What is Cassandra?
Partitioning means that Cassandra can distribute your data across multiple machines in an application-transparent matter. Cassandra will automatically repartition as machines are added and removed from the cluster. Row store means that like relational databases, Cassandra organizes data by rows and columns. The Cassandra Query Language (CQL) is a close relative of SQL.
The Apache Cassandra database is the right choice when you need scalability and high availability without compromising performance. Linear scalability and proven fault-tolerance on commodity hardware or cloud infrastructure make it the perfect platform for mission-critical data. Cassandra’s support for replicating across multiple datacenters is best-in-class, providing lower latency for your users and the peace of mind of knowing that you can survive regional outages.

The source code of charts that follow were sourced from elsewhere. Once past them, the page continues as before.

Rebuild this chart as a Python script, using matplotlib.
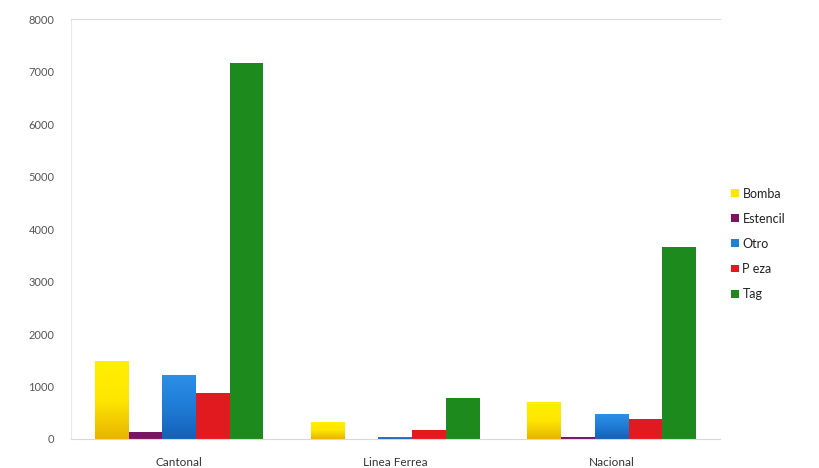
import numpy as np
import matplotlib
matplotlib.use('Agg')
import matplotlib.pyplot as plt
from matplotlib.colors import LinearSegmentedColormap

categories = ['Cantonal', 'Linea Ferrea', 'Nacional']
series = ['Bomba', 'Estencil', 'Otro', 'P eza', 'Tag']
bomba = [1480, 330, 700]
estencil = [140, 5, 45]
otro = [1220, 45, 475]
pieza = [870, 170, 380]
tag = [7160, 775, 3660]
yticks = [0, 1000, 2000, 3000, 4000, 5000, 6000, 7000, 8000]

colors = ['#FFE600', '#7B1462', '#1F80DA', '#E01A1F', '#1D8A1D']
values = [bomba, estencil, otro, pieza, tag]
# top -> bottom shading for the glossy looking bars
gradients = {0: ['#FFF000', '#FFE600', '#E9B400'], 2: ['#2C8FE8', '#1F7CD6', '#1560B8']}

plt.rcParams['font.family'] = ['Lato', 'DejaVu Sans']

fig = plt.figure(figsize=(8.19, 4.68), dpi=100)
ax = fig.add_axes([0.0867, 0.062, 0.792, 0.897])

x = np.arange(len(categories))
w = 0.156
for i, (name, vals) in enumerate(zip(series, values)):
    bars = ax.bar(x + (i - 2) * w, vals, width=w, color=colors[i], label=name)
    if i in gradients:
        cmap = LinearSegmentedColormap.from_list('g%d' % i, gradients[i][::-1])
        for b in bars:
            x0, y0 = b.get_x(), b.get_y()
            x1, y1 = x0 + b.get_width(), y0 + b.get_height()
            im = ax.imshow(np.linspace(0, 1, 100).reshape(-1, 1), cmap=cmap,
                           extent=[x0, x1, y0, y1], origin='lower',
                           aspect='auto', zorder=b.get_zorder() + 0.1)
            im.set_clip_path(b)

ax.set_xlim(-0.5, 2.5)
ax.set_ylim(0, 8000)
ax.set_yticks(yticks)
ax.set_yticklabels([str(t) for t in yticks], color='#555555', fontsize=8)
ax.set_xticks(x)
ax.set_xticklabels(categories, color='#333333', fontsize=8.5)
ax.tick_params(axis='y', length=0, pad=12)
ax.tick_params(axis='x', length=0, pad=13)

ax.spines['right'].set_visible(False)
ax.spines['top'].set_color('#d8d8d8')
ax.spines['bottom'].set_color('#d8d8d8')
ax.spines['left'].set_color('#e8e8e8')

leg = ax.legend(loc='center left', bbox_to_anchor=(1.01, 0.465), frameon=False,
                fontsize=9, handlelength=0.6, handleheight=0.6,
                handletextpad=0.3, labelspacing=1.05, borderaxespad=0)
for t in leg.get_texts():
    t.set_color('#222222')

fig.savefig('out.png', dpi=100)
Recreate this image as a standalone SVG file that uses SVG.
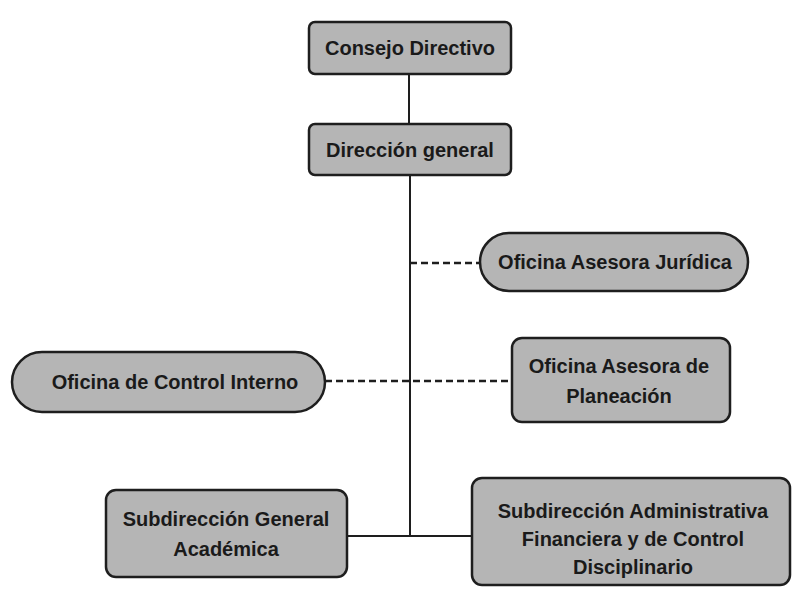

Cassandra is in use at Constant Contact, CERN, Comcast, eBay, GitHub, GoDaddy, Hulu, Instagram, Intuit, Netflix, Reddit, The Weather Channel, and over 1500 more companies that have large, active data sets.
Data is automatically replicated to multiple nodes for fault-tolerance. Replication across multiple data centers is supported. Failed nodes can be replaced with no downtime.
Cassandra consistently outperforms popular NoSQL alternatives in benchmarks and real applications, primarily because of fundamental architectural choices.
There are no single points of failure. There are no network bottlenecks. Every node in the cluster is identical.
Some of the largest production deployments include Apple’s, with over 75,000 nodes storing over 10 PB of data, Netflix (2,500 nodes, 420 TB, over 1 trillion requests per day), Chinese search engine Easou (270 nodes, 300 TB, over 800 million requests per day), and eBay (over 100 nodes, 250 TB).